It’s hard to say how many people today have more than passing knowledge of Isaac Hecker, nineteenth-century convert, priest, founder of the Paulists, and, posthumously, the bête noire of European theologians who linked his name to Modernist attacks on “not just the branches and shoots but the very root” of the Catholic faith. As it happens I didn’t until this year, when I read David J. O’Brien’s sweeping biography, Isaac Hecker: An American Catholic. O’Brien, long a Commonweal contributor, provides an accessible, thorough-going education in his subject, who dreamt with rather joyful hope, and perhaps real naiveté, of a Catholic America leading a Catholic world. O’Brien makes “Heckerism” seem an appealing vision of vibrant belief that’s “firmly within Catholic tradition, yet faithful in pushing it to the horizons of the contemporary world,” as Hecker himself occasionally characterized his project. In underscoring the indefatigable, occasionally misplaced optimism both fueling and hampering Hecker’s mission—he spent some of his early years among Emerson and Thoreau, and didn’t quite seem to understand why his notion of the “indwelling spirit” might alarm institutionalists—O’Brien presents Hecker as “a mystic in an age of pragmatism” and an American of his time. He was not just an “earnest seeker” (in O’Brien’s words) but also an energetic one.
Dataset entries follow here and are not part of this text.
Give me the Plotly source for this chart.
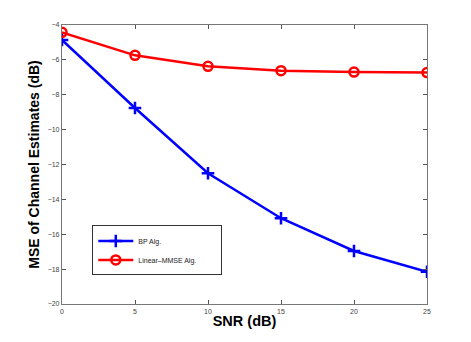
import plotly.graph_objects as go

snr = [0, 5, 10, 15, 20, 25]
bp_mse = [-4.86, -8.76, -12.5, -15.08, -16.96, -18.15]
lmmse_mse = [-4.42, -5.74, -6.37, -6.62, -6.70, -6.73]

x_ticks = [0, 5, 10, 15, 20, 25]
y_ticks = [-20, -18, -16, -14, -12, -10, -8, -6, -4]

FONT = "Liberation Sans, Arial"
PAD = "\u00a0" * 10  # widens the legend box like the original

fig = go.Figure()

fig.add_trace(go.Scatter(
    x=snr, y=bp_mse, name="BP Alg.",
    mode="lines+markers",
    line=dict(color="#0000ff", width=2.5),
    marker=dict(symbol="cross-thin-open", size=9, color="#0000ff",
                line=dict(width=2.5, color="#0000ff")),
))
fig.add_trace(go.Scatter(
    x=snr, y=lmmse_mse, name="Linear\u2013MMSE Alg." + PAD,
    mode="lines+markers",
    line=dict(color="#ff0000", width=2.5),
    marker=dict(symbol="circle-open", size=9, color="#ff0000",
                line=dict(width=2.5, color="#ff0000")),
))

axis_common = dict(
    showgrid=False, zeroline=False,
    ticks="inside", ticklen=4, tickcolor="#555",
    showline=True, linecolor="#777", linewidth=1.2, mirror="ticks",
    tickfont=dict(family=FONT, size=7, color="#444"),
)

# page body adds an 8px offset, so margins are shifted to land the plot area
fig.update_layout(
    width=471, height=342,
    margin=dict(l=54, r=52, t=17, b=46),
    plot_bgcolor="white", paper_bgcolor="white",
    xaxis=dict(
        range=[0, 25], tickvals=x_ticks,
        title=dict(text="<b>SNR (dB)</b>", standoff=2,
                   font=dict(family=FONT, size=14.5, color="black")),
        **axis_common,
    ),
    yaxis=dict(
        range=[-20, -4], tickvals=y_ticks,
        ticktext=[f"\u2212{abs(v)}" for v in y_ticks],
        title=dict(text="<b>MSE of Channel Estimates (dB)</b>", standoff=4,
                   font=dict(family=FONT, size=14, color="black")),
        **axis_common,
    ),
    legend=dict(
        x=0.083, y=0.192, xanchor="left", yanchor="middle",
        bgcolor="white", bordercolor="#333", borderwidth=1,
        font=dict(family=FONT, size=7, color="#222"),
        itemwidth=35, tracegroupgap=0,
    ),
    showlegend=True,
)

fig.write_html("out.html")
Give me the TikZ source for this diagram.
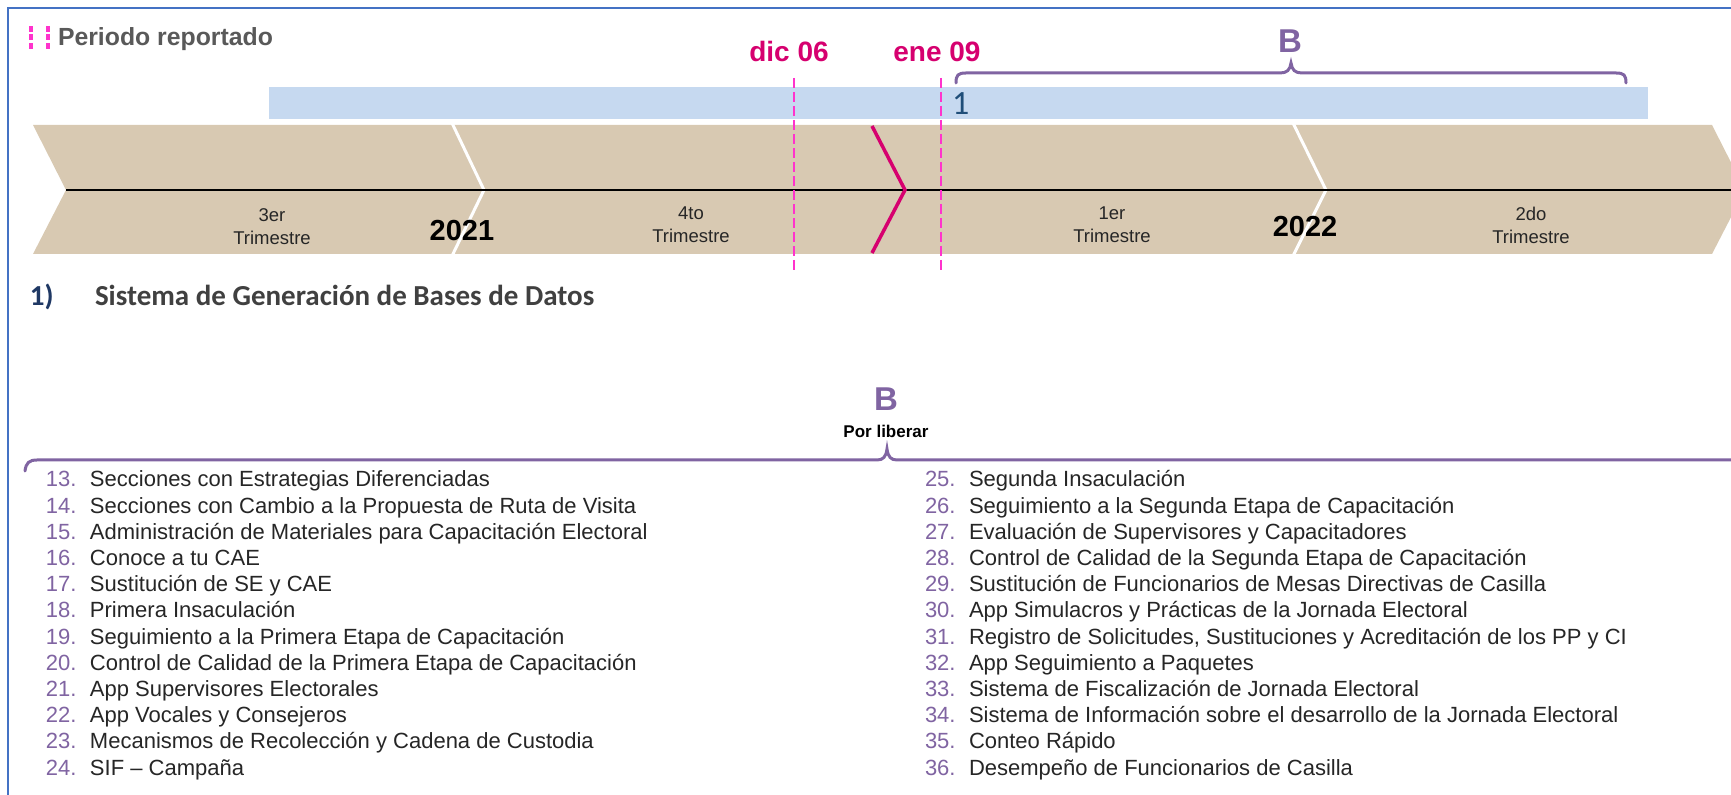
\documentclass[tikz,border=0pt]{standalone}
\usepackage{fontspec}
\setmainfont{Liberation Sans}
\newfontfamily\calib{Carlito}
\definecolor{framblue}{RGB}{68,114,196}
\definecolor{barblue}{RGB}{198,217,240}
\definecolor{bandtan}{RGB}{216,201,178}
\definecolor{magdeep}{RGB}{214,0,111}
\definecolor{pinkdash}{RGB}{255,51,204}
\definecolor{bpurple}{RGB}{128,100,162}
\definecolor{numpurple}{RGB}{128,100,162}
\definecolor{itemgray}{RGB}{38,38,38}
\definecolor{titlegray}{RGB}{89,89,89}
\definecolor{navy}{RGB}{31,56,100}
\definecolor{secgray}{RGB}{64,64,64}
\definecolor{onecol}{RGB}{31,78,121}
\tikzset{
  lbl/.style={inner sep=0pt, outer sep=0pt},
  numtxt/.style={lbl, anchor=base west, text=numpurple, font=\fontsize{11}{13}\selectfont},
  itemtxt/.style={lbl, anchor=base west, text=itemgray, font=\fontsize{11}{13}\selectfont},
  qtr/.style={lbl, align=center, text=itemgray, font=\fontsize{9.25}{11.5}\selectfont},
  yearlbl/.style={lbl, anchor=base, text=black, font=\bfseries\fontsize{14.5}{17}\selectfont},
  datelbl/.style={lbl, anchor=base, text=magdeep, font=\bfseries\fontsize{14}{17}\selectfont},
  blbl/.style={lbl, anchor=base, text=bpurple, font=\bfseries\fontsize{16.5}{19}\selectfont},
  marker/.style={draw=pinkdash, line width=1.3pt, dash pattern=on 5pt off 2pt},
  bracestyle/.style={draw=bpurple, line width=1.5pt, line cap=round},
  divider/.style={draw=white, line width=1.5pt},
}
\begin{document}
\begin{tikzpicture}[x=0.5pt,y=-0.5pt]
\useasboundingbox (0,0) rectangle (1731,795);
\fill[white] (0,0) rectangle (1731,795);
\clip (0,0) rectangle (1731,795);
% frame
\draw[framblue, line width=1pt] (1760,8) -- (8,8) -- (8,820);
% Periodo reportado marker
\foreach \xx in {31,48}{\foreach \yy in {29,37,46}{\fill[pinkdash] (\xx-2.2,\yy-2.8) rectangle (\xx+2.2,\yy+2.8);}}
\node[lbl, anchor=base west, text=titlegray, font=\bfseries\fontsize{12.4}{14}\selectfont] (periodo) at (58,46) {Periodo reportado};
% blue bar
\fill[barblue] (269,87) rectangle (1648,119);
\node[lbl, anchor=base west, text=onecol, font=\calib\fontsize{17}{19}\selectfont] (one) at (952,115) {1};
% band
\fill[bandtan] (33,125) -- (1712,125) -- (1745,190) -- (1712,254) -- (33,254) -- (66,190) -- cycle;
\draw[divider] (452,123) -- (484,190) -- (452,256);
\draw[divider] (1293,123) -- (1326,190) -- (1293,256);
\draw[black, line width=1.3pt] (66,190) -- (1740,190);
\draw[magdeep, line width=1.75pt] (872,126) -- (905,190) -- (872,253);
% quarter labels
\node[qtr] (q3) at (272,227) {3er\\Trimestre};
\node[qtr] (q4) at (691,225) {4to\\Trimestre};
\node[qtr] (q1) at (1112,225) {1er\\Trimestre};
\node[qtr] (q2) at (1531,225) {2do\\Trimestre};
\node[yearlbl] (y21) at (462,241) {2021};
\node[yearlbl] (y22) at (1305,237) {2022};
% date markers
\coordinate (d1t) at (794,78); \coordinate (d1b) at (794,272);
\coordinate (d2t) at (941,78); \coordinate (d2b) at (941,272);
\draw[marker] (d1t) -- (d1b);
\draw[marker] (d2t) -- (d2b);
\node[datelbl] (dic) at (789,62) {dic 06};
\node[datelbl] (ene) at (937,62) {ene 09};
% top brace
\draw[bracestyle] (956,83) .. controls (956,75) and (958,73) .. (966,73) -- (1280,73) .. controls (1287,73) and (1290,70) .. (1291,63) .. controls (1292,70) and (1295,73) .. (1302,73) -- (1616,73) .. controls (1624,73) and (1626,75) .. (1626,83);
\node[blbl] (btop) at (1290,53) {B};
% section title
\node[lbl, anchor=base west, text=navy, font=\calib\bfseries\fontsize{14.5}{17}\selectfont] (sec) at (30,306) {1)};
\node[lbl, anchor=base west, text=secgray, font=\calib\bfseries\fontsize{14.5}{17}\selectfont] (sectitle) at (95,306) {Sistema de Generación de Bases de Datos};
% lower B
\node[blbl] (blow) at (886,411) {B};
\node[lbl, anchor=base, text=black, font=\bfseries\fontsize{8.5}{10}\selectfont] (porlib) at (886,438) {Por liberar};
\draw[bracestyle] (25,471) .. controls (26,463) and (29,460) .. (37,460) -- (877,460) .. controls (883,460) and (886,457) .. (887,449) .. controls (888,457) and (891,460) .. (897,460) -- (1760,460);
% list left
\foreach \t [count=\i from 0] in {Secciones con Estrategias Diferenciadas, Secciones con Cambio a la Propuesta de Ruta de Visita, Administración de Materiales para Capacitación Electoral, Conoce a tu CAE, Sustitución de SE y CAE, Primera Insaculación, Seguimiento a la Primera Etapa de Capacitación, Control de Calidad de la Primera Etapa de Capacitación, App Supervisores Electorales, App Vocales y Consejeros, Mecanismos de Recolección y Cadena de Custodia, SIF – Campaña}{
  \pgfmathtruncatemacro\num{13+\i}
  \node[numtxt] (n\num) at (46,{487+26.2*\i}) {\num.};
  \node[itemtxt] (t\num) at (90,{487+26.2*\i}) {\t};
}
% list right
\foreach \t [count=\i from 0] in {Segunda Insaculación, Seguimiento a la Segunda Etapa de Capacitación, Evaluación de Supervisores y Capacitadores, Control de Calidad de la Segunda Etapa de Capacitación, Sustitución de Funcionarios de Mesas Directivas de Casilla, App Simulacros y Prácticas de la Jornada Electoral, {Registro de Solicitudes, Sustituciones y Acreditación de los PP y CI}, App Seguimiento a Paquetes, Sistema de Fiscalización de Jornada Electoral, Sistema de Información sobre el desarrollo de la Jornada Electoral, Conteo Rápido, Desempeño de Funcionarios de Casilla}{
  \pgfmathtruncatemacro\num{25+\i}
  \node[numtxt] (n\num) at (925,{487+26.2*\i}) {\num.};
  \node[itemtxt] (t\num) at (969,{487+26.2*\i}) {\t};
}
\end{tikzpicture}
\end{document}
What’s the benefit of reading about Hecker in these times, nearly thirty years after O’Brien’s book first appeared and almost one-hundred-thirty years after Hecker’s death? The quick answer is: Look around. There’s something bracing about Hecker’s belief in Catholicism’s ability not only to survive, but flourish in a nation established on the principles of freedom of religion and separation of church and state. There’s something authentically inspiring about his sense of evangelization, which was, as O’Brien puts it, “not primarily a matter of membership, but of bringing all human life, art and science, politics and culture, to their fullest realization.” There’s his principled emphasis on Trent’s Catechism definition of the nature of the true Christian, who “possesses nothing which he should not consider common to all others with himself, and should, therefore, be prepared promptly to relieve an indigent fellow creature.” Readers of a certain stripe might feel a frisson of solidarity in learning of Hecker’s very American exasperation with structure, hierarchy, and doctrine, which occasionally found expression in journal entries: “I’d sometimes like to make a clean sweep and have nothing binding but the Apostle’s Creed.” Many others would be moved by his desire simply, or not so, to “make Catholicism catholic.”
Yet Hecker’s enthusiasm—as charming and likable as it still can seem—was not enough to bring into being the Catholic America he envisioned. His de-emphasis on “membership” and occasional mustering of quasi-transcendentalist abstractions neither appealed to ordinary parish Catholics nor won the converts he sought. And would he be as optimistic today—after decades of declining church membership—about the “natural” compatibility of Catholic and American values?
But as the best biographies do, Isaac Hecker presents its subject as a living actor in his moment. O’Brien is a historian, and his book is also a rich history—cultural, political, and religious—of the United States from the early nineteenth century and into the twentieth. Thus we understand Hecker’s early attachments to New England transcendentalists in the context of the era; we get to witness his endeavors in building a religious community and urban parish while navigating the business and political spheres of booming, post-Civil War New York City; we’re on the ground with him at Vatican I as he cautiously advances precepts of what the church would come to decry fearfully as “Americanism.” Importantly, O’Brien does not shy from Hecker’s relative silence on slavery and the Civil War, or his blindness to the living, breathing members of an ever-expanding immigrant church, to whom his evangelical outreach did not extend.
O’Brien’s book is long, and a feat of research—maybe too big a one, what with detailed recounting of Hecker’s introduction to and contentious exit from the Redemptorist order, and the mapping of alliances among American hierarchs in the mid- to late-nineteenth century. Skim these sections or not, according to your sense of readerly obligation. Either way, you’ll emerge with a much fuller understanding of Hecker, and perhaps in the bargain, an awakened sense of how the U.S. Church’s current dilemmas have been present from the start.